President Barack Obama isn’t the only person using his guest spots at the State of the Union address to bring attention to hot-button political issues. U.S. Rep. Steve King, a prominent conservative lawmaker from Iowa, said Tuesday that he will leave a seat open to represent millions of “aborted babies.”

“I have reserved it to commemorate the lives of more than 55 million aborted babies, ‘the chorus of voices that have never been heard in this world but are heard beautifully and clearly in the next world,’” King said in a statement, the Hill reported.

King’s announcement comes after the president said last week he would be leaving one of his guest seats empty to honor victims of gun violence. Already up in arms over Obama’s proposed executive actions on gun control, some Republicans criticized the president for using his guest spot in a move they saw as anti-gun. Among those leading the charge against Obama was presidential candidate and Texas Sen. Ted Cruz, who tweeted that, if he were president, he would leave an open seat for the “unborn children killed” since the 1973 Supreme Court case Roe v. Wade, which made abortion legal in the United States.

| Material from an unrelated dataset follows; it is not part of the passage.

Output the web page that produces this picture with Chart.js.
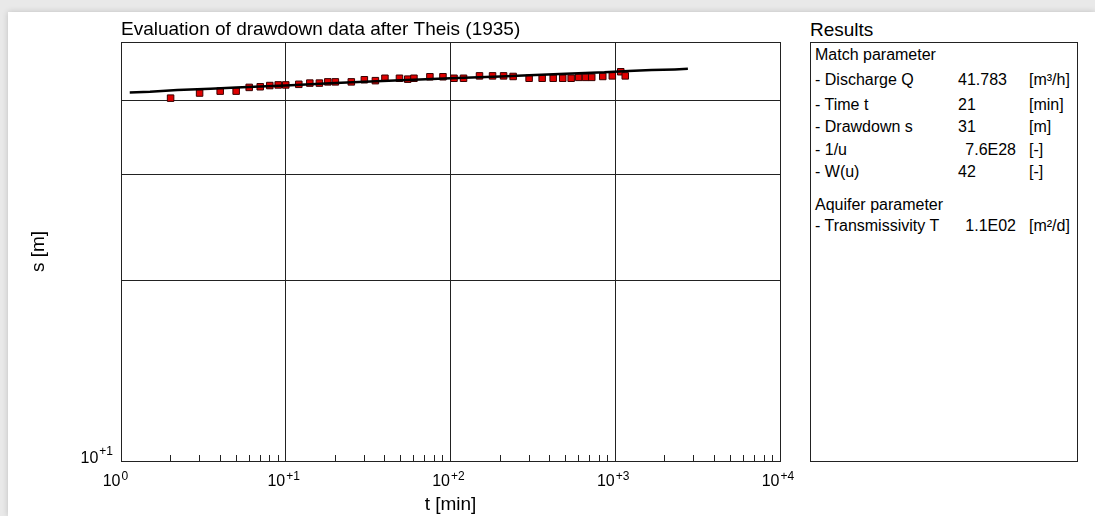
<!DOCTYPE html>
<html>
<head>
<meta charset="utf-8">
<script src="https://cdn.jsdelivr.net/npm/chart.js@4.4.1/dist/chart.umd.min.js"></script>
<style>
  html, body { margin: 0; padding: 0; }
  body { width: 1095px; height: 516px; background: #e9e9e9; position: relative; overflow: hidden;
         font-family: "Liberation Sans", Arial, sans-serif; color: #000; }
  #sheet { position: absolute; left: 8px; top: 12px; right: 0; bottom: 0; background: #fff;
           box-shadow: 0 0 6px rgba(0,0,0,0.18); }
  #cv { position: absolute; left: 0; top: 0; }
  #resTitle { position: absolute; left: 810px; top: 20px; font-size: 19px; line-height: 19px; white-space: nowrap; }
  #resBox { position: absolute; left: 810px; top: 42px; width: 266px; height: 418px; border: 1px solid #222; }
  .row { position: absolute; font-size: 16px; line-height: 16px; white-space: nowrap; }
</style>
</head>
<body>
<div id="sheet"></div>
<canvas id="cv" width="800" height="516"></canvas>
<div id="resTitle">Results</div>
<div id="resBox"></div>
<div id="rows"></div>
<script>
// ---- measured drawdown data (t in min, s in m) ----
const timeMin  = [2, 3, 4, 5, 6, 7, 8, 9, 10, 12, 14, 16, 18, 20, 25, 30, 35, 40, 49, 55, 60, 75, 90,
                  105, 120, 150, 180, 210, 240, 300, 360, 420, 480, 540, 600, 660, 720, 840, 960, 1080, 1150];
const drawdown = [40.3, 41.1, 41.4, 41.4, 42.0, 42.1, 42.3, 42.4, 42.4, 42.5, 42.7, 42.7, 42.9, 42.9, 42.9, 43.25, 43.1, 43.5, 43.5, 43.35, 43.5, 43.75, 43.75,
                  43.5, 43.5, 43.9, 43.9, 43.9, 43.8, 43.5, 43.5, 43.5, 43.5, 43.5, 43.65, 43.65, 43.65, 43.8, 43.9, 44.6, 43.9];

// ---- fitted Theis type curve ----
const curveT = [1.13, 1.5, 2.2, 3.5, 5, 7, 10, 20, 30, 50, 100, 200, 300, 500, 860, 1200, 1660, 2300, 2760];
const curveS = [41.2, 41.3, 41.6, 41.8, 42.0, 42.15, 42.3, 42.7, 42.9, 43.15, 43.5, 43.8, 44.0, 44.25, 44.5, 44.75, 44.9, 45.0, 45.1];

// ---- axis ticks ----
const xDecades      = [1, 10, 100, 1000, 10000];
const xDecadeBase   = ['10', '10', '10', '10', '10'];
const xDecadeExp    = ['0', '+1', '+2', '+3', '+4'];
const xMinorFactors = [2, 3, 4, 5, 6, 7, 8, 9];
const yTickValues   = [10, 20, 30, 40, 50];
const yLabelValues  = [10];
const yLabelBase    = ['10'];
const yLabelExp     = ['+1'];

// ---- results panel ----
const resultRows = [
  ['Match parameter', '', ''],
  ['- Discharge Q', '41.783', '[m\u00B3/h]'],
  ['- Time t', '21', '[min]'],
  ['- Drawdown s', '31', '[m]'],
  ['- 1/u', '7.6E28', '[-]'],
  ['- W(u)', '42', '[-]'],
  ['Aquifer parameter', '', ''],
  ['- Transmissivity T', '1.1E02', '[m\u00B2/d]']
];
const rowBaselines = [60.7, 85.3, 110, 132.7, 155, 177.7, 210.7, 231.7];

(function buildRows() {
  const host = document.getElementById('rows');
  resultRows.forEach((r, i) => {
    const top = rowBaselines[i] - 13.5;
    const a = document.createElement('div');
    a.className = 'row'; a.style.left = '815px'; a.style.top = top + 'px'; a.textContent = r[0];
    host.appendChild(a);
    if (r[1]) {
      const b = document.createElement('div');
      b.className = 'row'; b.style.top = top + 'px'; b.textContent = r[1];
      if (r[1].indexOf('E') >= 0) { b.style.right = (1095 - 1016) + 'px'; }
      else { b.style.left = '958px'; }
      host.appendChild(b);
    }
    if (r[2]) {
      const c = document.createElement('div');
      c.className = 'row'; c.style.left = '1029px'; c.style.top = top + 'px'; c.textContent = r[2];
      host.appendChild(c);
    }
  });
})();

const xTickValues = [];
xDecades.forEach((d, i) => {
  xTickValues.push(d);
  if (i < xDecades.length - 1) xMinorFactors.forEach(f => xTickValues.push(d * f));
});

const LINE = '#222';
const FONT = '"Liberation Sans", Arial, sans-serif';

// draws "10" with a raised exponent at the scale's own tick positions
const powerLabels = {
  id: 'powerLabels',
  afterDraw(chart) {
    const ctx = chart.ctx;
    const xs = chart.scales.x, ys = chart.scales.y;
    ctx.save();
    ctx.fillStyle = '#000';
    ctx.textBaseline = 'alphabetic';
    const base = xs.top + 25;
    xDecades.forEach((v, i) => {
      const px = xs.getPixelForValue(v);
      ctx.font = '16px ' + FONT;
      ctx.textAlign = 'right';
      ctx.fillText(xDecadeBase[i], px - 0.5, base);
      ctx.font = '12px ' + FONT;
      ctx.textAlign = 'left';
      ctx.fillText(xDecadeExp[i], px + 0.5, base - 6);
    });
    yLabelValues.forEach((v, i) => {
      const py = ys.getPixelForValue(v);
      const right = ys.right - 8;
      ctx.font = '12px ' + FONT;
      ctx.textAlign = 'right';
      const ew = ctx.measureText(yLabelExp[i]).width;
      ctx.fillText(yLabelExp[i], right, py - 6);
      ctx.font = '16px ' + FONT;
      ctx.fillText(yLabelBase[i], right - ew - 1, py + 2);
    });
    ctx.restore();
  }
};

new Chart(document.getElementById('cv'), {
  type: 'scatter',
  data: {
    datasets: [
      {
        label: 'Theis curve',
        data: curveT.map((t, i) => ({x: t, y: curveS[i]})),
        showLine: true,
        borderColor: '#000',
        borderWidth: 2.5,
        pointRadius: 0,
        tension: 0
      },
      {
        label: 'Drawdown',
        data: timeMin.map((t, i) => ({x: t, y: drawdown[i]})),
        showLine: false,
        pointStyle: 'rect',
        pointRadius: 4.6,
        backgroundColor: '#e00000',
        borderColor: '#3a0000',
        borderWidth: 1
      }
    ]
  },
  plugins: [powerLabels],
  options: {
    responsive: false,
    animation: false,
    devicePixelRatio: 1,
    layout: { padding: { left: 0, right: 20, top: 0, bottom: 0 } },
    plugins: {
      legend: { display: false },
      tooltip: { enabled: false },
      title: {
        display: true,
        text: 'Evaluation of drawdown data after Theis (1935)',
        align: 'start',
        fullSize: false,
        color: '#000',
        font: { family: FONT, size: 19, weight: 'normal' },
        padding: { top: 18.5, bottom: 0.7 }
      }
    },
    scales: {
      x: {
        type: 'logarithmic',
        position: 'bottom',
        min: 1,
        max: 10000,
        afterBuildTicks: (axis) => { axis.ticks = xTickValues.map(v => ({value: v})); },
        afterFit: (axis) => { axis.height = 55; },
        ticks: {
          autoSkip: false,
          maxRotation: 0,
          padding: 13,
          color: '#000',
          font: { family: FONT, size: 16 },
          callback: () => ''
        },
        grid: {
          drawTicks: true,
          tickLength: -6,
          tickColor: LINE,
          tickWidth: 1,
          lineWidth: 1,
          color: (ctx) => (ctx.tick && xDecades.indexOf(ctx.tick.value) >= 0) ? LINE : 'rgba(0,0,0,0)'
        },
        border: { display: true, color: LINE, width: 1 },
        title: {
          display: true,
          text: 't [min]',
          color: '#000',
          font: { family: FONT, size: 19 },
          padding: { top: 0, bottom: 0 }
        }
      },
      y: {
        type: 'logarithmic',
        position: 'left',
        min: 10,
        max: 50,
        afterBuildTicks: (axis) => { axis.ticks = yTickValues.map(v => ({value: v})); },
        afterFit: (axis) => { axis.width = 121; },
        ticks: {
          autoSkip: false,
          padding: 8,
          color: '#000',
          font: { family: FONT, size: 16 },
          callback: () => ''
        },
        grid: {
          drawTicks: false,
          lineWidth: 1,
          color: LINE
        },
        border: { display: true, color: LINE, width: 1 },
        title: {
          display: true,
          text: 's [m]',
          color: '#000',
          font: { family: FONT, size: 19 },
          padding: { top: 27, bottom: 0 }
        }
      }
    }
  }
});
</script>
</body>
</html>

Cruz will not be attending the State of the Union address Tuesday night because he will be on the campaign trail. But the show of support from King is no surprise — the conservative congressman endorsed Cruz in November and has campaigned with the Texas senator in his home state of Iowa.

The Texas senator also recently named King one of his national campaign co-chairs. King, who is considered a hardliner on immigration issues, has vocally disagreed with Obama’s executive actions on immigration, and has caused controversies in the past with comments about immigrants and Hispanic Americans.

For his part, King will not be in the House chamber during Obama’s speech Tuesday night, the Hill reported. Instead, he will be praying in the Capitol chapel for a new president who shares more of his views. “I will be in the member's chapel praying for God to raise up a leader whom he will use to restore the soul of America,” King said, according to the Hill.